» STORED DATA
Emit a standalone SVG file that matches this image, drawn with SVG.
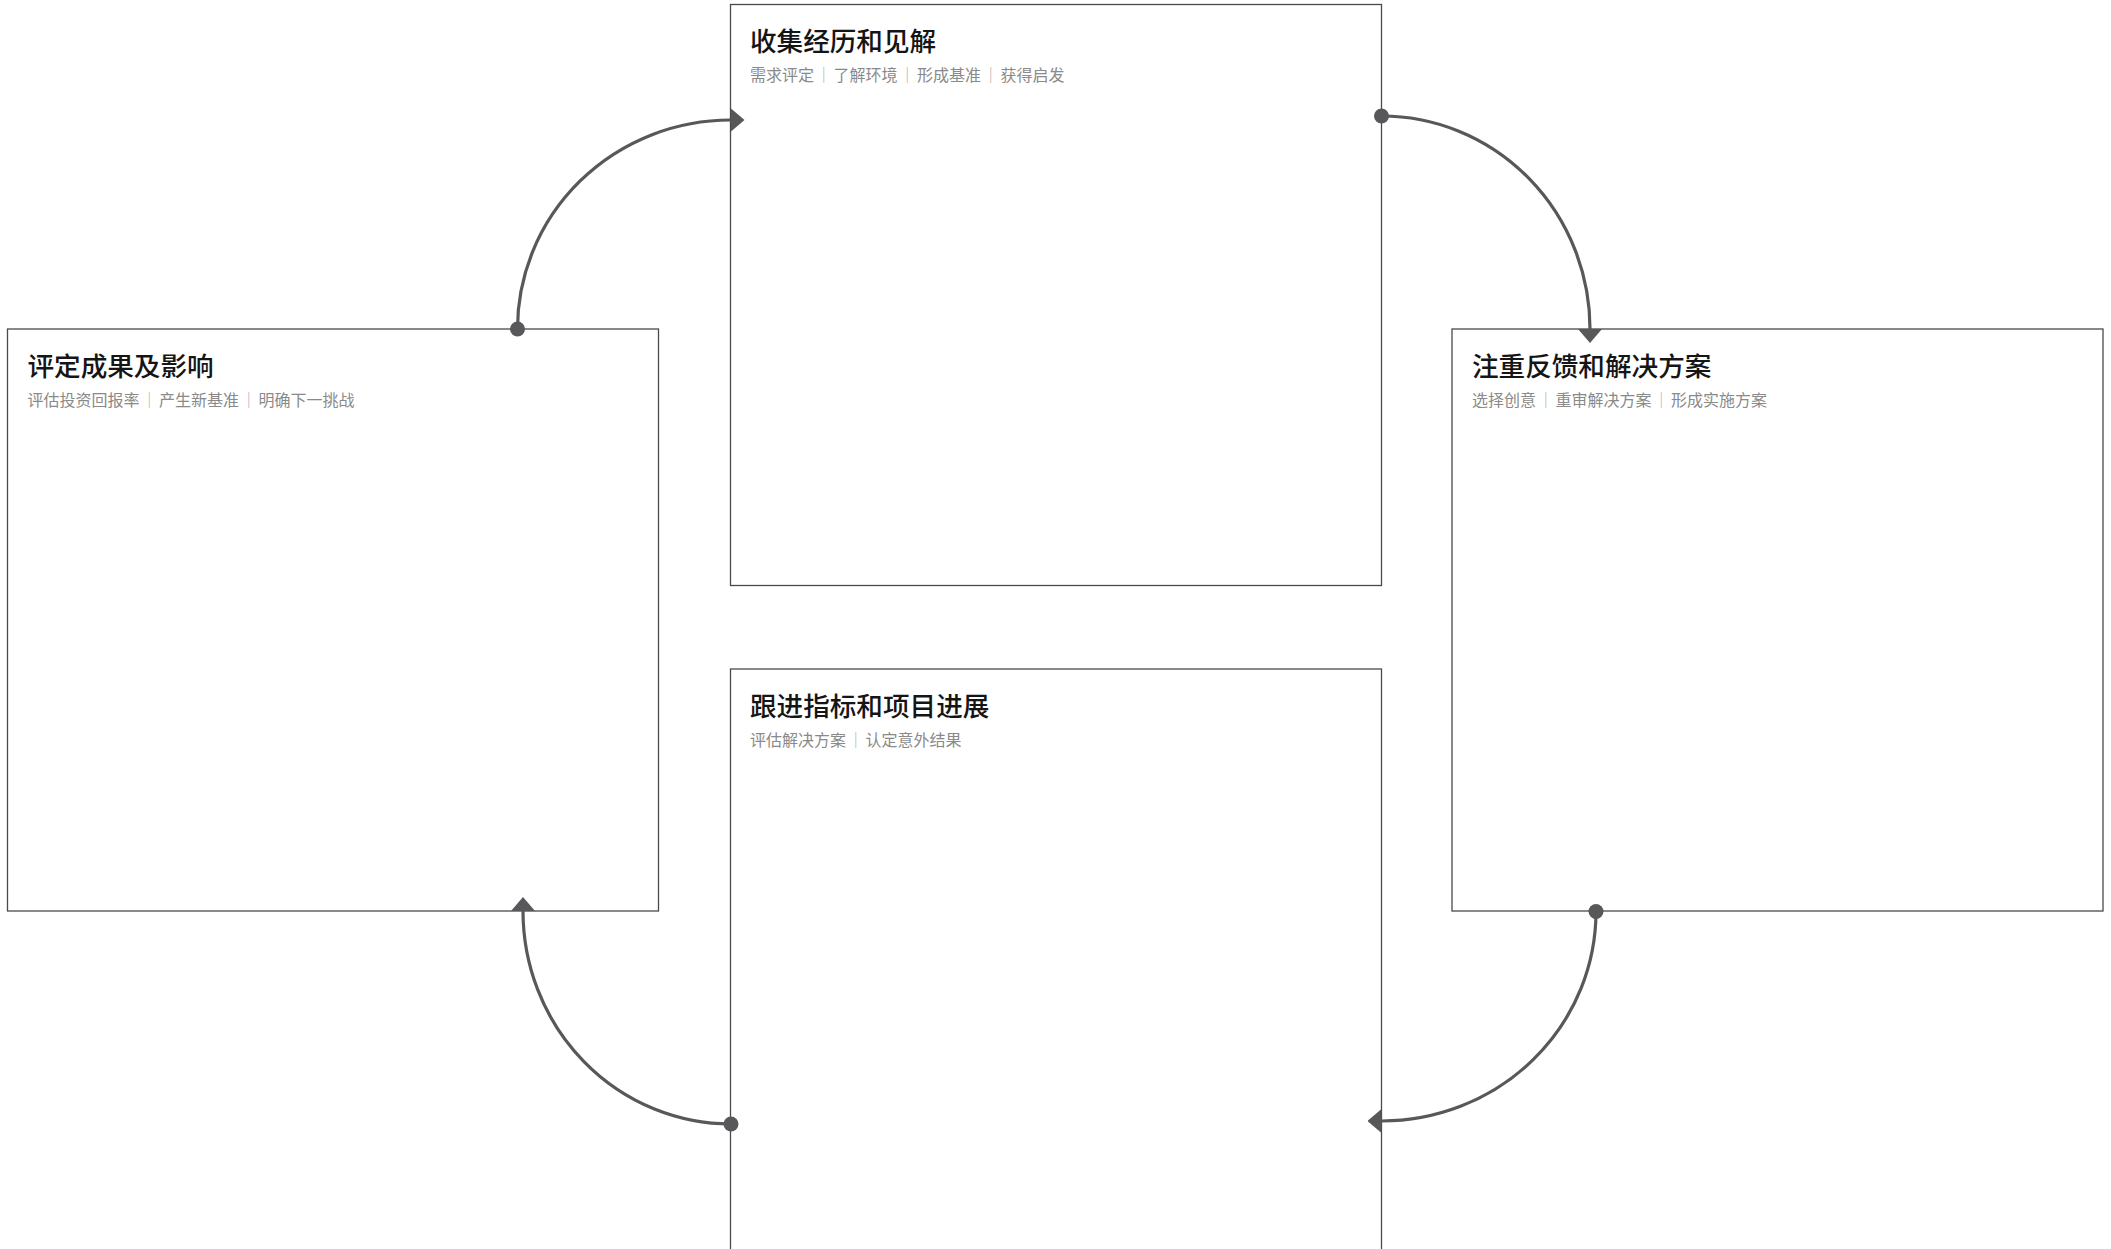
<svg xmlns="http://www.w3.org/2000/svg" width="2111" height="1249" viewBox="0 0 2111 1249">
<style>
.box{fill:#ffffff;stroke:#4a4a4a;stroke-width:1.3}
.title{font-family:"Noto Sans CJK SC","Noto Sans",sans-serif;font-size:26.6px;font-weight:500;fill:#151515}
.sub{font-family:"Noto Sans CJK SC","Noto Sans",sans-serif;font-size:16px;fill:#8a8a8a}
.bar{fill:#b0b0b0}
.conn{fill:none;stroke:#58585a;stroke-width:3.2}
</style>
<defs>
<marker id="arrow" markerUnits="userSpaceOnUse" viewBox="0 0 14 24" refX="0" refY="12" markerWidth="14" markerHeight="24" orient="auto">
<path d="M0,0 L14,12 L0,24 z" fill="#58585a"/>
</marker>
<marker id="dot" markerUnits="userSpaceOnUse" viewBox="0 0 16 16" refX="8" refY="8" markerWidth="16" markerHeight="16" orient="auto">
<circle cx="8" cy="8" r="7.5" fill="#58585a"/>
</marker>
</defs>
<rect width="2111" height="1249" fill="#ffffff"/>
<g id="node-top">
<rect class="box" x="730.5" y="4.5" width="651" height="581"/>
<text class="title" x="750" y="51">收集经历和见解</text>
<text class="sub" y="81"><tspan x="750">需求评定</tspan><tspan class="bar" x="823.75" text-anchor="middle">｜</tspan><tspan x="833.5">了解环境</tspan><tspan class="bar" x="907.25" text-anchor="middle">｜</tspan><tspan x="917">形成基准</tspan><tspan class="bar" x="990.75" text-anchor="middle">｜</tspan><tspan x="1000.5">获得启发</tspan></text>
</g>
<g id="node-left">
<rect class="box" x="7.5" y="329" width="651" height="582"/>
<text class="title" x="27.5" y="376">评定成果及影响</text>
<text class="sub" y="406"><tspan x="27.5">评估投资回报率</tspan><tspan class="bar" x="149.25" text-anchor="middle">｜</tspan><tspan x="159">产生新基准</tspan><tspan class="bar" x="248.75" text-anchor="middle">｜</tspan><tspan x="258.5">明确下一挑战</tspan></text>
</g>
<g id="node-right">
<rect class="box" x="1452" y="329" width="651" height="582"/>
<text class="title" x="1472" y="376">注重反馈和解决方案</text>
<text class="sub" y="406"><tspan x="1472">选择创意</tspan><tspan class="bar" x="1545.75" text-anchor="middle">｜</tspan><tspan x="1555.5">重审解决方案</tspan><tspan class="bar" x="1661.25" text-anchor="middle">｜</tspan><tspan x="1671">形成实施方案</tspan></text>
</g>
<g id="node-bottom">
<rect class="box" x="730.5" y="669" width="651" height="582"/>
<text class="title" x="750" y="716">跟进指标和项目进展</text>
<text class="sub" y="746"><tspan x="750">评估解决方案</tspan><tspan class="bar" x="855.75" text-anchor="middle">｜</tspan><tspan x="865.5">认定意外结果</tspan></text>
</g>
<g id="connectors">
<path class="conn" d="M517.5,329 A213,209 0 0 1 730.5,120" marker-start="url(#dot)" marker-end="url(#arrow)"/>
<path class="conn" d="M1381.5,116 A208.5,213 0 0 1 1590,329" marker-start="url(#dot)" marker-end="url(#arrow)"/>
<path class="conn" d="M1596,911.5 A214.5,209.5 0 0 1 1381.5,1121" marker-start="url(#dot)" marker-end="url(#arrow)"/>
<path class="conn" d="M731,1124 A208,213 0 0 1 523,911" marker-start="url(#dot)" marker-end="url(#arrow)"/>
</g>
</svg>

» TO BE DONE
Omit the pictures and give the material again, exactly and in full.

» EXERCISE RESULT
Emit a standalone SVG file that matches this image, drawn with SVG.
<svg xmlns="http://www.w3.org/2000/svg" width="2111" height="1249" viewBox="0 0 2111 1249">
<style>
.box{fill:#ffffff;stroke:#4a4a4a;stroke-width:1.3}
.title{font-family:"Noto Sans CJK SC","Noto Sans",sans-serif;font-size:26.6px;font-weight:500;fill:#151515}
.sub{font-family:"Noto Sans CJK SC","Noto Sans",sans-serif;font-size:16px;fill:#8a8a8a}
.bar{fill:#b0b0b0}
.conn{fill:none;stroke:#58585a;stroke-width:3.2}
</style>
<defs>
<marker id="arrow" markerUnits="userSpaceOnUse" viewBox="0 0 14 24" refX="0" refY="12" markerWidth="14" markerHeight="24" orient="auto">
<path d="M0,0 L14,12 L0,24 z" fill="#58585a"/>
</marker>
<marker id="dot" markerUnits="userSpaceOnUse" viewBox="0 0 16 16" refX="8" refY="8" markerWidth="16" markerHeight="16" orient="auto">
<circle cx="8" cy="8" r="7.5" fill="#58585a"/>
</marker>
</defs>
<rect width="2111" height="1249" fill="#ffffff"/>
<g id="node-top">
<rect class="box" x="730.5" y="4.5" width="651" height="581"/>
<text class="title" x="750" y="51">收集经历和见解</text>
<text class="sub" y="81"><tspan x="750">需求评定</tspan><tspan class="bar" x="823.75" text-anchor="middle">｜</tspan><tspan x="833.5">了解环境</tspan><tspan class="bar" x="907.25" text-anchor="middle">｜</tspan><tspan x="917">形成基准</tspan><tspan class="bar" x="990.75" text-anchor="middle">｜</tspan><tspan x="1000.5">获得启发</tspan></text>
</g>
<g id="node-left">
<rect class="box" x="7.5" y="329" width="651" height="582"/>
<text class="title" x="27.5" y="376">评定成果及影响</text>
<text class="sub" y="406"><tspan x="27.5">评估投资回报率</tspan><tspan class="bar" x="149.25" text-anchor="middle">｜</tspan><tspan x="159">产生新基准</tspan><tspan class="bar" x="248.75" text-anchor="middle">｜</tspan><tspan x="258.5">明确下一挑战</tspan></text>
</g>
<g id="node-right">
<rect class="box" x="1452" y="329" width="651" height="582"/>
<text class="title" x="1472" y="376">注重反馈和解决方案</text>
<text class="sub" y="406"><tspan x="1472">选择创意</tspan><tspan class="bar" x="1545.75" text-anchor="middle">｜</tspan><tspan x="1555.5">重审解决方案</tspan><tspan class="bar" x="1661.25" text-anchor="middle">｜</tspan><tspan x="1671">形成实施方案</tspan></text>
</g>
<g id="node-bottom">
<rect class="box" x="730.5" y="669" width="651" height="582"/>
<text class="title" x="750" y="716">跟进指标和项目进展</text>
<text class="sub" y="746"><tspan x="750">评估解决方案</tspan><tspan class="bar" x="855.75" text-anchor="middle">｜</tspan><tspan x="865.5">认定意外结果</tspan></text>
</g>
<g id="connectors">
<path class="conn" d="M517.5,329 A213,209 0 0 1 730.5,120" marker-start="url(#dot)" marker-end="url(#arrow)"/>
<path class="conn" d="M1381.5,116 A208.5,213 0 0 1 1590,329" marker-start="url(#dot)" marker-end="url(#arrow)"/>
<path class="conn" d="M1596,911.5 A214.5,209.5 0 0 1 1381.5,1121" marker-start="url(#dot)" marker-end="url(#arrow)"/>
<path class="conn" d="M731,1124 A208,213 0 0 1 523,911" marker-start="url(#dot)" marker-end="url(#arrow)"/>
</g>
</svg>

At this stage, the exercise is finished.